Stored data entries
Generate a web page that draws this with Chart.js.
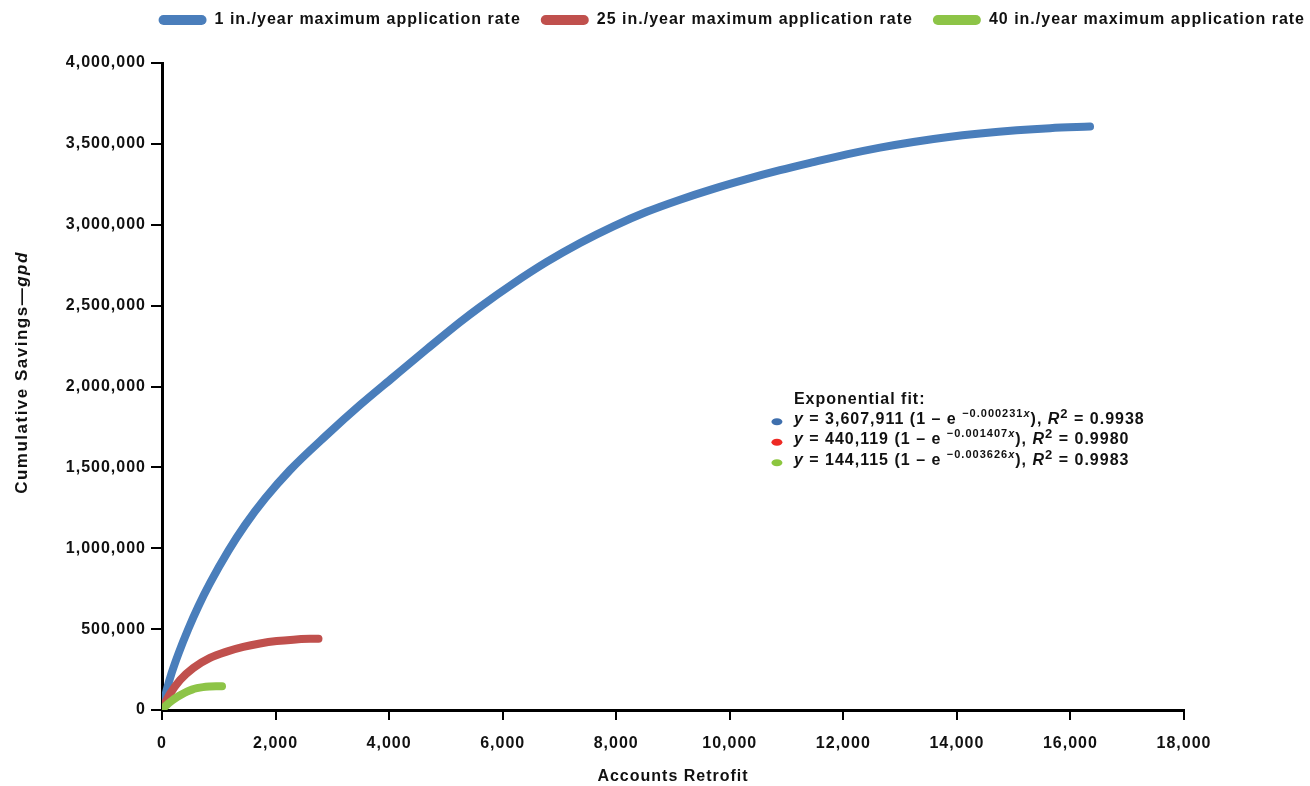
<!DOCTYPE html>
<html>
<head>
<meta charset="utf-8">
<script src="https://cdn.jsdelivr.net/npm/chart.js@4"></script>
<style>
  html, body { margin: 0; padding: 0; background: #fff; }
</style>
</head>
<body>
<canvas id="chart" width="1310" height="786"></canvas>
<script>
const canvasElement = document.getElementById('chart');

// series names
const seriesLabels = [
  '1 in./year maximum application rate',
  '25 in./year maximum application rate',
  '40 in./year maximum application rate'
];
const seriesColors = ['#4a7ebb', '#c0504d', '#8dc447'];

// values (accounts retrofit, cumulative gpd)
const blueX = [10, 83, 171, 287, 463, 639, 845, 1168, 1462, 1814, 2254, 2901, 3487, 4074, 4662, 5249, 5601, 6188,
  6776, 7363, 7950, 8537, 9123, 9711, 10298, 10885, 11472, 12060, 12646, 13233, 13821, 14408, 15054, 15640, 16345];
const blueY = [15000, 124000, 230000, 346000, 501000, 640000, 784000, 984000, 1143000, 1307000, 1483000, 1700000,
  1885000, 2058000, 2230000, 2398000, 2492000, 2637000, 2770000, 2887000, 2990000, 3080000, 3155000, 3222000,
  3282000, 3337000, 3387000, 3435000, 3477000, 3512000, 3541000, 3564000, 3584000, 3597000, 3607000];

const redX = [5, 40, 141, 317, 551, 845, 1140, 1432, 1726, 2020, 2313, 2607, 2756];
const redY = [5000, 32000, 100000, 185000, 260000, 322000, 361000, 390000, 411000, 426000, 435000, 440000, 441000];

const greenX = [5, 30, 88, 176, 264, 352, 440, 528, 616, 722, 845, 951, 1057];
const greenY = [3000, 13000, 33000, 58000, 79000, 97000, 113000, 126000, 135000, 141500, 145000, 146500, 147000];

// axis ticks
const xTicks = [0, 2000, 4000, 6000, 8000, 10000, 12000, 14000, 16000, 18000];
const yTicks = [0, 500000, 1000000, 1500000, 2000000, 2500000, 3000000, 3500000, 4000000];

// fit annotation text
const fitTitle = 'Exponential fit:';
const fitCoef = ['3,607,911', '440,119', '144,115'];
const fitRate = ['\u22120.000231', '\u22120.001407', '\u22120.003626'];
const fitR2 = ['0.9938', '0.9980', '0.9983'];
const fitDotColors = ['#3f6fad', '#ee2a24', '#8cc63f'];

const FONT = '"Liberation Sans", Arial, Helvetica, sans-serif';
const SPACING = '1px';

function toPoints(xs, ys) {
  return xs.map((x, i) => ({ x: x, y: ys[i] }));
}
const seriesData = [toPoints(blueX, blueY), toPoints(redX, redY), toPoints(greenX, greenY)];

// draw a row of text pieces with different fonts / offsets
function drawRuns(ctx, x, y, runs) {
  runs.forEach((r) => {
    ctx.font = r.font;
    ctx.fillText(r.text, x, y + (r.dy || 0));
    x += ctx.measureText(r.text).width;
  });
  return x;
}

// extra text: y axis title with italic unit, and the fit box
const extrasPlugin = {
  id: 'extras',
  beforeUpdate(chart) {
    chart.ctx.letterSpacing = SPACING;
  },
  beforeLayout(chart) {
    chart.ctx.letterSpacing = SPACING;
    // push the plot down below the legend
    const lg = chart.legend;
    if (lg && !lg._tall) {
      const fit = lg.fit;
      lg.fit = function () { fit.call(this); this.height = 71; };
      lg._tall = true;
    }
  },
  beforeDraw(chart) {
    chart.ctx.letterSpacing = SPACING;
  },
  afterDraw(chart) {
    const ctx = chart.ctx;
    const area = chart.chartArea;
    ctx.save();
    ctx.fillStyle = '#111';
    ctx.textBaseline = 'middle';

    // y axis title
    ctx.letterSpacing = '1.5px';
    const bold = 'bold 17px ' + FONT;
    const boldIt = 'italic bold 17px ' + FONT;
    ctx.font = bold;
    const w1 = ctx.measureText('Cumulative Savings\u2014').width;
    ctx.font = boldIt;
    const w2 = ctx.measureText('gpd').width;
    ctx.translate(22, (area.top + area.bottom) / 2 - 14);
    ctx.rotate(-Math.PI / 2);
    drawRuns(ctx, -(w1 + w2) / 2, 0, [
      { text: 'Cumulative Savings\u2014', font: bold },
      { text: 'gpd', font: boldIt }
    ]);
    ctx.restore();

    // fit box
    ctx.save();
    ctx.letterSpacing = SPACING;
    ctx.fillStyle = '#111';
    ctx.textBaseline = 'alphabetic';
    const xs = chart.scales.x;
    const ys = chart.scales.y;
    const left = xs.getPixelForValue(11130);
    const top = ys.getPixelForValue(1890000);
    const f = 'bold 16px ' + FONT;
    const fi = 'italic bold 16px ' + FONT;
    const sup = 'bold 11px ' + FONT;
    const supi = 'italic bold 11px ' + FONT;
    const sup2 = 'bold 13px ' + FONT;
    ctx.font = f;
    ctx.fillText(fitTitle, left, top);
    for (let i = 0; i < 3; i++) {
      const base = top + 19.5 + i * 20.5;
      ctx.fillStyle = fitDotColors[i];
      ctx.beginPath();
      ctx.ellipse(left - 17, base - 2, 5.5, 3.5, 0, 0, Math.PI * 2);
      ctx.fill();
      ctx.fillStyle = '#111';
      drawRuns(ctx, left, base, [
        { text: 'y', font: fi },
        { text: ' = ' + fitCoef[i] + ' (1 \u2013 e ', font: f },
        { text: fitRate[i], font: sup, dy: -7 },
        { text: 'x', font: supi, dy: -7 },
        { text: '), ', font: f },
        { text: 'R', font: fi },
        { text: '2', font: sup2, dy: -6 },
        { text: ' = ' + fitR2[i], font: f }
      ]);
    }
    ctx.restore();
  }
};

const numFmt = (v) => Number(v).toLocaleString('en-US');

const chart = new Chart(canvasElement, {
  type: 'line',
  data: {
    datasets: seriesData.map((pts, i) => ({
      label: seriesLabels[i],
      data: pts,
      borderColor: seriesColors[i],
      backgroundColor: seriesColors[i],
      borderWidth: 8,
      borderCapStyle: 'round',
      borderJoinStyle: 'round',
      pointRadius: 0,
      cubicInterpolationMode: 'monotone',
      fill: false,
      order: 3 - i
    }))
  },
  options: {
    responsive: false,
    animation: false,
    events: [],
    layout: { padding: { top: -8, right: -15, bottom: 0, left: 0 } },
    plugins: {
      tooltip: { enabled: false },
      legend: {
        position: 'top',
        align: 'end',
        labels: {
          boxWidth: 48,
          boxHeight: 10,
          useBorderRadius: true,
          borderRadius: 5,
          padding: 20,
          color: '#111',
          font: { family: FONT, size: 16, weight: 'bold' },
          generateLabels(chart) {
            return chart.data.datasets.map((ds, i) => ({
              text: ds.label,
              fillStyle: ds.borderColor,
              strokeStyle: ds.borderColor,
              lineWidth: 0,
              borderRadius: 5,
              fontColor: '#111',
              hidden: false,
              datasetIndex: i
            }));
          }
        }
      }
    },
    scales: {
      x: {
        type: 'linear',
        min: 0,
        max: 18000,
        afterBuildTicks(scale) { scale.ticks = xTicks.map((v) => ({ value: v })); },
        afterFit(scale) { scale.height = 76; scale.paddingRight = 126; },
        border: { display: true, color: '#000', width: 3 },
        grid: { drawOnChartArea: false, drawTicks: true, tickLength: 10, color: '#000', lineWidth: 2 },
        ticks: {
          color: '#111',
          padding: 14,
          maxRotation: 0,
          font: { family: FONT, size: 16, weight: 'bold' },
          callback: numFmt
        },
        title: {
          display: true,
          text: 'Accounts Retrofit',
          color: '#111',
          padding: { top: 0, bottom: 0 },
          font: { family: FONT, size: 16, weight: 'bold' }
        }
      },
      y: {
        type: 'linear',
        min: 0,
        max: 4000000,
        afterBuildTicks(scale) { scale.ticks = yTicks.map((v) => ({ value: v })); },
        afterFit(scale) { scale.width = 162; },
        border: { display: true, color: '#000', width: 3 },
        grid: { drawOnChartArea: false, drawTicks: true, tickLength: 11, color: '#000', lineWidth: 2 },
        ticks: {
          color: '#111',
          padding: 5,
          font: { family: FONT, size: 16, weight: 'bold' },
          callback: numFmt
        }
      }
    }
  },
  plugins: [extrasPlugin]
});
</script>
</body>
</html>
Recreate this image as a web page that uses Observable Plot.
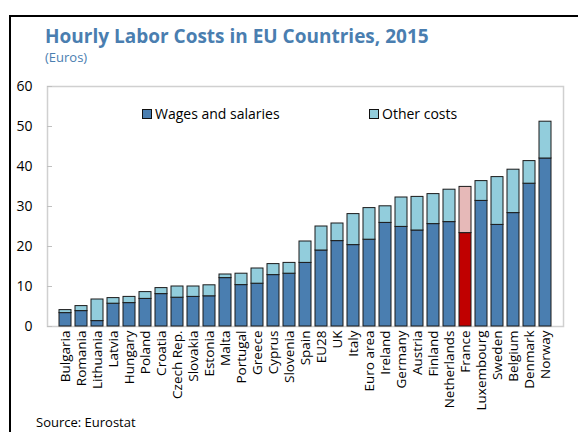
<!DOCTYPE html>
<html>
<head>
<meta charset="utf-8">
<script src="https://cdn.jsdelivr.net/npm/d3@7"></script>
<script src="https://cdn.jsdelivr.net/npm/@observablehq/plot@0.6"></script>
<style>
  html, body { margin: 0; padding: 0; background: #fff; }
  #wrap { position: relative; width: 578px; height: 432px; overflow: hidden; font-family: "Open Sans", sans-serif; }
  #frame { position: absolute; left: 9px; top: 15px; width: 580px; height: 430px; border-top: 2px solid #000; border-left: 2px solid #000; }
  #title { position: absolute; left: 45px; top: 26.5px; line-height: 1; font-size: 19px; font-weight: bold; color: #4a7eb0; white-space: nowrap; }
  #subtitle { position: absolute; left: 45px; top: 50.5px; line-height: 1; font-size: 13px; color: #4a7eb0; }
  .leg { position: absolute; top: 104px; font-size: 14px; color: #000; white-space: nowrap; }
  .sw { display: inline-block; width: 8px; height: 8px; border: 1px solid #111; vertical-align: 0px; margin-right: 3px; }
  #source { position: absolute; left: 36px; top: 416px; line-height: 1; font-size: 13px; color: #000; }
  svg { position: absolute; left: 0; top: 0; }
</style>
</head>
<body>
<div id="wrap">
  <div id="chart"></div>
  <div id="frame"></div>
  <div id="title">Hourly Labor Costs in EU Countries, 2015</div>
  <div id="subtitle">(Euros)</div>
  <div class="leg" style="left:142px"><span class="sw" style="background:#4a7eb0"></span>Wages and salaries</div>
  <div class="leg" style="left:369px"><span class="sw" style="background:#92cddc"></span>Other costs</div>
  <div id="source">Source: Eurostat</div>
</div>
<script>
const countries = ["Bulgaria","Romania","Lithuania","Latvia","Hungary","Poland","Croatia","Czech Rep.","Slovakia","Estonia","Malta","Portugal","Greece","Cyprus","Slovenia","Spain","EU28","UK","Italy","Euro area","Ireland","Germany","Austria","Finland","Netherlands","France","Luxembourg","Sweden","Belgium","Denmark","Norway"];
const wages = [3.35,3.85,1.35,5.7,5.85,6.9,8.1,7.2,7.4,7.55,12.1,10.35,10.7,12.85,13.2,15.9,19.0,21.35,20.35,21.7,25.9,24.9,24.0,25.6,26.1,23.35,31.4,25.4,28.35,35.7,42.0];
const otherCosts = [0.75,1.25,5.4,1.4,1.55,1.7,1.5,2.8,2.6,2.75,0.9,2.85,3.8,2.75,2.7,5.35,6.0,4.4,7.75,7.9,4.15,7.35,8.4,7.5,8.1,11.55,4.95,11.95,10.85,5.65,9.2];
const yTicks = [0,10,20,30,40,50,60];
const highlight = "France";

const rows = [];
countries.forEach((c, i) => {
  rows.push({country: c, series: "Wages and salaries", value: wages[i]});
  rows.push({country: c, series: "Other costs", value: otherCosts[i]});
});
const fillOf = d => d.country === highlight
  ? (d.series === "Wages and salaries" ? "#c00000" : "#e6b9b8")
  : (d.series === "Wages and salaries" ? "#4a7eb0" : "#92cddc");

const chart = Plot.plot({
  width: 578,
  height: 432,
  marginLeft: 47,
  marginRight: 15,
  marginTop: 86,
  marginBottom: 106,
  style: {fontFamily: "Open Sans, sans-serif", fontSize: "14px", color: "#000", background: "transparent"},
  x: {domain: countries, padding: 0.22, label: null},
  y: {domain: [0, 60], ticks: yTicks, label: null},
  color: {type: "identity"},
  marks: [
    Plot.frame({stroke: "#d0d0d0", strokeWidth: 1.5}),
    Plot.barY(rows, {x: "country", y: "value", z: "series", fill: fillOf, stroke: "#1a1a1a", strokeWidth: 1}),
    Plot.axisY({ticks: yTicks, tickSize: -5, tickPadding: 20, stroke: "#c0c0c0", fontSize: 14, label: null}),
    Plot.axisX({tickRotate: -90, tickSize: 0, tickPadding: 4, fontSize: 13.5, label: null})
  ]
});
document.getElementById("chart").appendChild(chart);
</script>
</body>
</html>
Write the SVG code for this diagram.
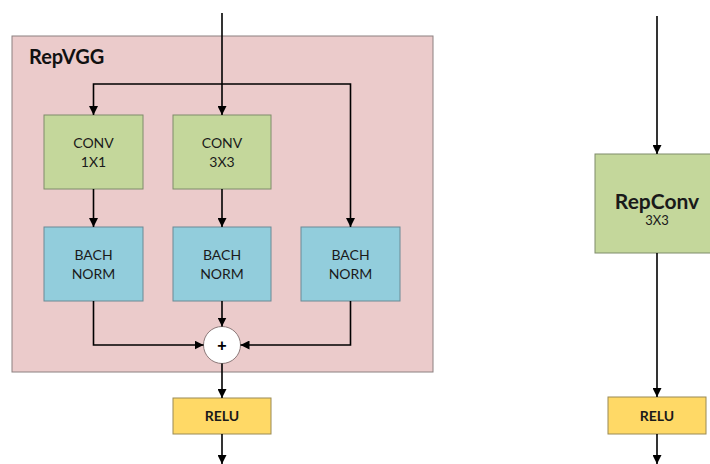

=== Exercise requirements ===
Leave the pictures out and repeat exactly the lines from the beginning of the records to the line bearing "const canvasElement = document.getElementById('chart');", both ends counted.

=== Reply to the exercise ===
Generate a web page that draws this with Chart.js.
<!DOCTYPE html>
<html>
<head>
<meta charset="utf-8">
<script src="https://cdn.jsdelivr.net/npm/chart.js@4"></script>
<style>
  html, body { margin: 0; padding: 0; background: #fff; }
</style>
</head>
<body>
<canvas id="chart" width="1310" height="786"></canvas>
<script>
const canvasElement = document.getElementById('chart');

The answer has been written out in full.